I have this theory, since I’ve moved so many times in my life, that the last few weeks in a place you’ve lived and struggled in are like the last few days of camp. When you’re just grateful and excited to spend time with the people you’ve been living with and everything goes perfectly and all you have is fun. It makes it particularly hard to transition out of a life that is suddenly carefree and full of love, even though you’ve decided to make a change because things have been HARD and sometimes even UNTENABLE.

But when work stress let up and suddenly everyone wanted to spend time with me and I said yes to everything and I didn’t have a care in the world besides figuring out how to get all my shit across the country and living out of a suitcase for two weeks, it was really hard to fathom leaving. And just when I was really not sure I actually did want to move, I got my feelings hurt by a boy and was sure again. It was a familiar feeling. A sign, perhaps, that Boston isn’t where my life was meant to be.

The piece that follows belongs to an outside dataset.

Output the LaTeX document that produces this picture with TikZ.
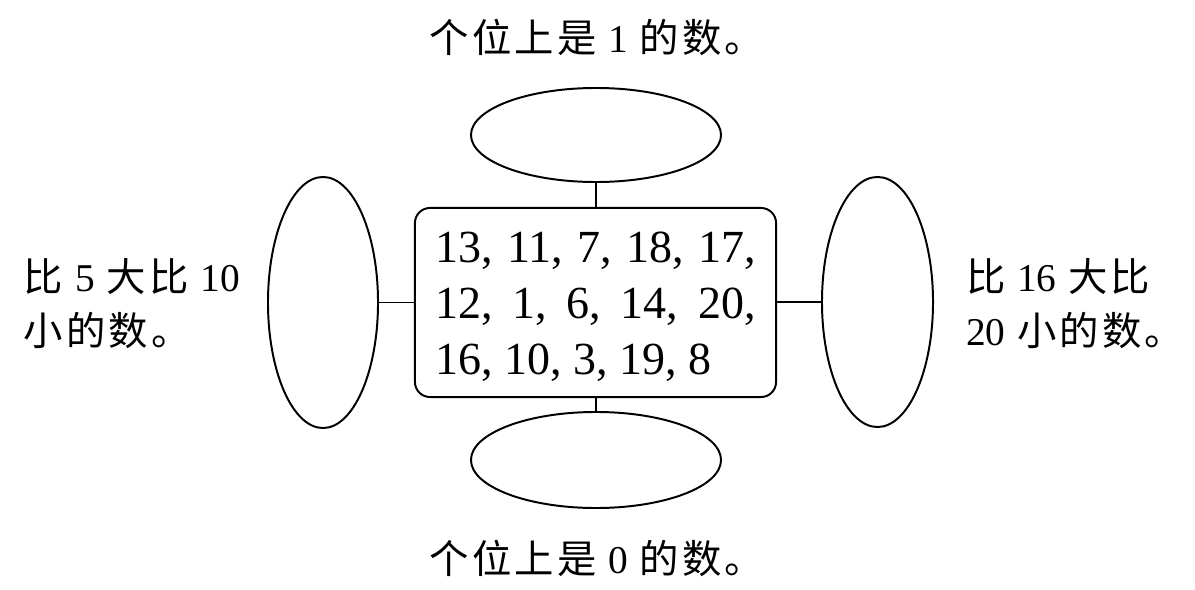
\documentclass[tikz,border=0pt]{standalone}
\usepackage{fontspec}
\setmainfont{Liberation Serif}
\newfontfamily\cjk[LetterSpace=8]{Noto Sans CJK SC}
\usetikzlibrary{shapes.geometric}
\newcommand{\dg}[1]{\hspace{0.3em}{\rmfamily #1}\hspace{0.3em}}
\newcommand{\dgl}[1]{{\rmfamily #1}\hspace{0.3em}}
\begin{document}
\begin{tikzpicture}[x=0.025cm,y=-0.025cm,line width=1.4pt,
  oval/.style={draw,ellipse,inner sep=0pt,outer sep=0pt},
  lbl/.style={inner sep=0pt,font=\fontsize{28}{38.4}\selectfont,align=left},
  numbox/.style={draw,rounded corners=0.375cm,inner sep=0pt,outer sep=0pt,
    minimum width=9.025cm,minimum height=4.725cm,align=left,
    font=\fontsize{32.7}{39.8}\selectfont}]
\useasboundingbox (0,0) rectangle (1195,590);
\node[numbox] (box) at (595.5,302.5) {\rule{0pt}{28pt}\makebox[8cm][s]{13, 11, 7, 18, 17,}\\
\makebox[8cm][s]{12, 1, 6, 14, 20,}\\
16, 10, 3, 19, 8};
\node[oval,minimum width=6.25cm,minimum height=2.35cm] (top) at (596,135) {};
\node[oval,minimum width=6.25cm,minimum height=2.4cm] (bot) at (596,460) {};
\node[oval,minimum width=2.75cm,minimum height=6.275cm] (lo) at (323,302.5) {};
\node[oval,minimum width=2.775cm,minimum height=6.25cm] (ro) at (877.5,302) {};
\draw (top.south) -- (top.south |- box.north);
\draw (bot.north) -- (bot.north |- box.south);
\draw (lo.east) -- (lo.east -| box.west);
\draw (ro.west) -- (ro.west -| box.east);
\node[lbl] (tl) at (597,37) {\cjk 个位上是\dg{1}的数。};
\node[lbl] (bl) at (597,558) {\cjk 个位上是\dg{0}的数。};
\node[lbl,anchor=west] (ll) at (23,304) {\cjk 比\dg{5}大比\dg{10}\\ \cjk 小的数。};
\node[lbl,anchor=west] (rl) at (965,304) {\cjk 比\dg{16}大比\\ \cjk\dgl{20}小的数。};
\end{tikzpicture}
\end{document}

I can’t figure out if it’s better to exit a place like taking off a Band-Aid—swift and with a flourish and a short burst of pain—or if it’s better to elongate the torture into a long string of goodbyes. When I moved away from NYC in 2008, I packed in a manner of two days with a friend, S threw me a going away party and I left on a weekend, in a mad dash and with minimal drama but lots of emotional turmoil and questions. NYC had never felt like home even though it’s my hometown and I was moving basically to save my life, after a bout of depression that surprised and scared me and truly coming to terms with the fact that there was nothing for me there.

In contrast, leaving Boston meant saying a week of goodbyes to an entire group of people I had fought to gain and chosen to allow into my adult life. A roommate I had lived with for six of the seven years I was there, a bevy of coworkers I had toiled, bled, sweated, and cried with for five years, young people I had seen almost every day for five years—kids I had met at 7 and worked with until they were 12; teens that I had worked with in 2011 who graduated from college this past spring. Seven years is a long time to live in a place that doesn’t feel like home. I kept reminding myself that I’ve done this before and that part of the hard part of being an adult is that, if you’ve had a life that has taken you a lot of places and you’ve connected well with people in each place, your friends are scattered far and wide.

But one of the most difficult parts of extricating myself from a place is what my friend and I call “having the funeral before the death.” I found myself missing my friends while they were still around, another familiar feeling. Fearing the separation, the unknown of where our friendships would go next. Los Angeles is about as far away from Boston as possible, while staying in the continental United States. Those connections began to feel more and more precious. And saying goodbye sucks. What comes next, friends?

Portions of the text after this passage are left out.